You have just fixed the error. So it will not happen again. So why leave the assertion in? What is it still good for? There are two goodies:

Bugs sometimes come back, especially if you are working in a team. It is not uncommon that a team member overwrites corrected modules with his or her local modules (I have seen this happen even with "version control" in place). Also, team members may "fix" your fix to the error, as surprising as this sounds.
Most bugs are caused by special circumstances: inputs that were not expected, synchronization errors due to an unforeseen heavy load of the network,... The exceptional conditions that caused this bug may also uncover other bugs.

As already stated, DIDAX removes assertions. So you should never put production code inside an assertion. Similarly, error conditions that can occur on the client's machine (such as a missing file) should be tested for (and handled) explicitly and not via an assertion.
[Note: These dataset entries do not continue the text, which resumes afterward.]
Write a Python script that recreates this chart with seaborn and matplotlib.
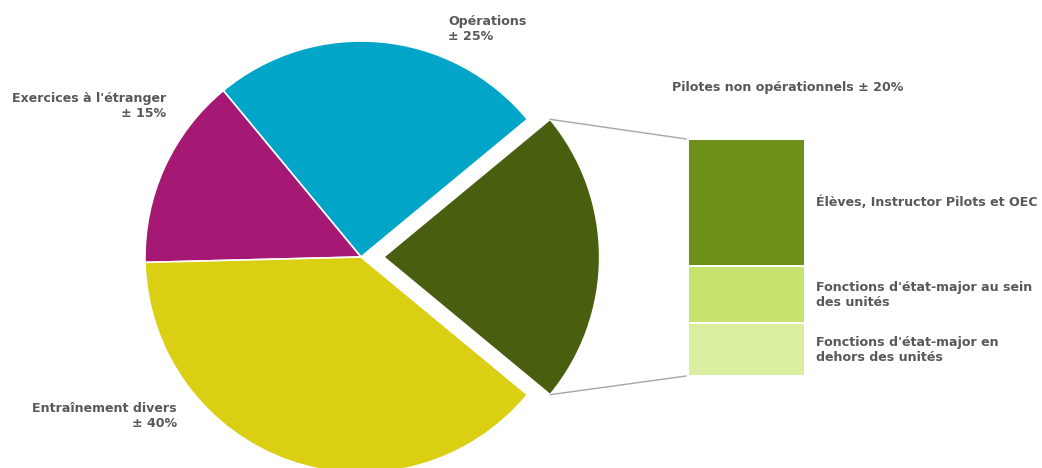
import matplotlib
matplotlib.use("Agg")
import matplotlib.pyplot as plt
from matplotlib.patches import ConnectionPatch
import seaborn as sns
import numpy as np

# ---- data ----
pie_labels = ["Pilotes non opérationnels ± 20%", "Opérations\n± 25%",
              "Exercices à l'étranger\n± 15%", "Entraînement divers\n± 40%"]
pie_values = [22.0, 25.0, 14.4, 38.6]
pie_colors = ["#4A5E10", "#00A5C8", "#A51874", "#DBCF13"]

bar_labels = ["Élèves, Instructor Pilots et OEC",
              "Fonctions d'état-major au sein\ndes unités",
              "Fonctions d'état-major en\ndehors des unités"]
bar_values = [11.8, 5.3, 4.9]
bar_colors = ["#6E8F19", "#C5E36E", "#D9EE9E"]

# ---- style ----
sns.set_theme(style="white")
plt.rcParams["font.family"] = ["DejaVu Sans"]
TXT = "#595959"
FS = 9.1

W, H = 1042, 468
fig = plt.figure(figsize=(W / 100, H / 100), dpi=100)

# pie axes: centre (361, 257) px, radius ~216 px
cx, cy, rpx = 361, 257, 216
lim = 1.3
side = 2 * lim * rpx
axp = fig.add_axes([(cx - side / 2) / W, ((H - cy) - side / 2) / H, side / W, side / H])
explode = [0.105, 0, 0, 0]
wedges, _ = axp.pie(pie_values, colors=pie_colors, startangle=-39.6,
                    explode=explode, counterclock=True, frame=False,
                    wedgeprops=dict(edgecolor="white", linewidth=1.2))
axp.set_xlim(-lim, lim)
axp.set_ylim(-lim, lim)
axp.set_axis_off()

tk = dict(color=TXT, fontsize=FS, fontweight="bold", linespacing=1.22)
axp.text((448 - cx) / rpx, (cy - 29) / rpx, pie_labels[1], ha="left", va="center", **tk)
axp.text((166 - cx) / rpx, (cy - 106) / rpx, pie_labels[2], ha="right", va="center",
         multialignment="right", **tk)
axp.text((177 - cx) / rpx, (cy - 416) / rpx, pie_labels[3], ha="right", va="center",
         multialignment="right", **tk)

# bar axes: x 688-805, y 139-376 px
bx0, bx1, by0, by1 = 688, 805, 139, 376
axb = fig.add_axes([bx0 / W, (H - by1) / H, (bx1 - bx0) / W, (by1 - by0) / H])
total = sum(bar_values)
order = list(range(len(bar_values)))[::-1]  # bottom to top
bottom = 0.0
centers = {}
for i in order:
    sns.barplot(x=[0], y=[bar_values[i]], bottom=bottom, color=bar_colors[i],
                width=1.0, ax=axb, edgecolor="white", linewidth=1.4, saturation=1)
    centers[i] = bottom + bar_values[i] / 2
    bottom += bar_values[i]
axb.set_xlim(-0.5, 0.5)
axb.set_ylim(0, total)
axb.set_axis_off()

for i in range(len(bar_values)):
    axb.text((816 - bx0) / (bx1 - bx0), centers[i], bar_labels[i], ha="left", va="center",
             transform=axb.get_yaxis_transform(), **tk)
axb.annotate(pie_labels[0], xy=(0, 1), xycoords="axes fraction",
             xytext=(672 - bx0, by0 - 88), textcoords="offset pixels",
             ha="left", va="center", **tk)

# connector lines from exploded wedge tips to bar corners
w = wedges[0]
wcx, wcy = w.center
for theta, ycorner in [(w.theta2, 1), (w.theta1, 0)]:
    px = wcx + w.r * np.cos(np.radians(theta))
    py = wcy + w.r * np.sin(np.radians(theta))
    con = ConnectionPatch(xyA=(px, py), coordsA=axp.transData,
                          xyB=(-0.015, ycorner), coordsB=axb.transAxes,
                          color="#A6A6A6", linewidth=1.0)
    fig.add_artist(con)

fig.savefig("out.png", dpi=100, facecolor="white")
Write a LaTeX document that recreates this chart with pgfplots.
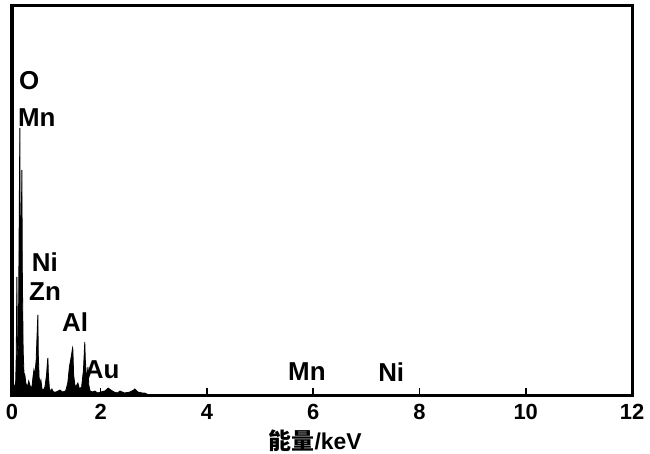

Finally, if you are working in a team and you are adding assertions to existing code, inform people (your team members, your manager) what you are doing. As confident as you may be in yourself and in your colleagues, expect the error rate to go up when you first start using assertions in an existing project. The reason is that erroneous conditions frequently go unnoticed by tests, or they are silently corrected or rejected by other parts of the program code.

Projects are often managed on strict schedules and the status of a software project is often evaluated on the progress of features that are implemented and the amount of bugs that are fixed. If, due to adding assertions, the number of known bugs increases (not because there are more bugs, but because more existing bugs become "known"), some people may get nervous.

The upshot is that, due to there being less "hidden" bugs, the status of the project is clearer and the remaining work is easier to schedule. Assertions also help in gaining confidence in your code. Being able to say that a certain class of bugs can no longer go undetected in your code is nearly as good as saying that none of your team will ever make a bug of that class.